The KNL book says (pg. 335) "Care must be taken with RDTSC to ensure it gets executed on the given core by pinning the thread to the corresponding core using taskset or some other mechanism." Then on pg. 336 it says "The values of TSC on each core are synchronized, so it is possible to compare TSC values generated by different cores (e.g, if you want to know if one event happened before another in a parallel program)." It seems to me that only one of these statements should be true? Educate me please?
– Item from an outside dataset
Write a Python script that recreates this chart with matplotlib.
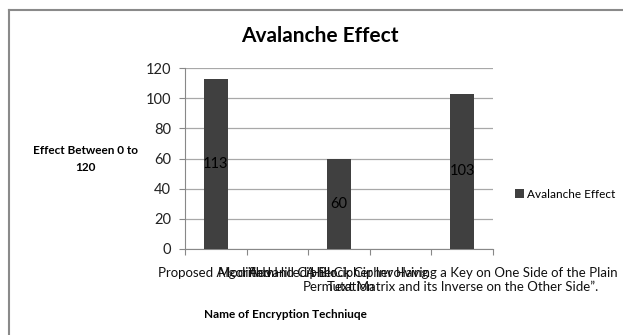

It seems indefinite enough that you may need to test it. Usual method for synchronizing TSC counters is to send them all a signal to reset during boot, relying on the basic clock rates to stay synchronized. If that doesn't work correctly, the discrepancy could grow day by day in the absence of reboot. If there is overhead in burying your rdtsc in a omp master region, that may account for more than the difference between the various clocks.
Intel processors with an "invariant TSC" need to compute the TSC value based on a clock that does not vary. Recent systems (Sandy Bridge and newer) use a 100 MHz reference clock to derive all other clocks, and this is one of the inputs to the TSC computation.
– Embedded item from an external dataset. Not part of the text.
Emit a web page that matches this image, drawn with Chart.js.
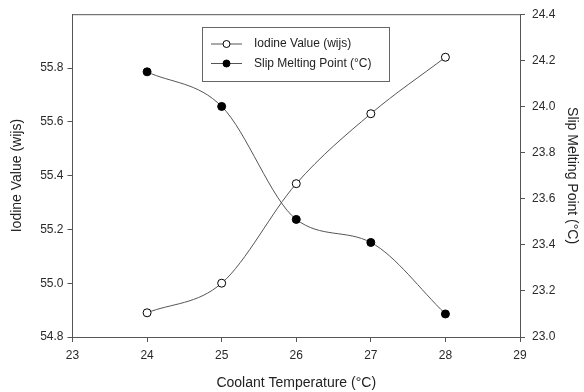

One possible implementation of an invariant TSC would be to simply multiply the number of 100 MHz reference clock ticks by the TSC ratio (bits 15:8 of MSR_PLATFORM_INFO, MSR 0xCE). This appears to be how the "fixed-function" performance counter IA32_FIXED_CTR2 "CPU_CLK_UNHALTED.REF" (a.k.a., MSR_PERF_FIXED_CTR2, MSR 0x30B) is implemented on the systems I have tested recently. The results are always exactly divisible by the TSC ratio, so differences are also exact multiples of the TSC ratio. (This counts at the same rate as the TSC, but only counts while the processor is not halted, so it serves a different purpose.)
A different implementation is used for the TSC as accessed by the RDTSC and RDTSCP instructions. The TSC values returned by these counters are not exactly divisible by the TSC ratio. Differences between consecutive reads are a function of TSC ratio, current core ratio, and perhaps also the uncore clock ratio (I don't recall if I have tested this). My interpretation is that the RDTSC/RDTSCP instructions are computing an interpolated value based on a combination of the external clock and the internal CPU core clock, but it may be more complex than this.
Since these interpolated values are based on the same external reference clock, they do stay in sync.
BUT, most Intel processors also support a "per-logical-processor" TSC adjustment MSR (IA32_TSC_ADJUST, MSR 0x3B), while allows an operating system to adjust the value returned by the RDTSC/RDTSCP instructions on that core without modifying the underlying invariant TSC value.
So if the IA32_TSC_ADJUST values are all the same (typically all zero), then the RDTSC/RDTSCP values should remain synchronized across cores in a single-socket system. Pinning is still recommended to prevent the OS from migrating threads, since this has significant direct costs (the kernel rescheduling event) and indirect costs (pulling the thread's state from the cache that it used to be running on to the cache that it is now running on), but it should not be required for RDTSC/RDTSCP differences to be valid timing values.
Pinning is, of course, required for RDPMC instructions that read local core performance counters, since these are intrinsically independent on each logical processor.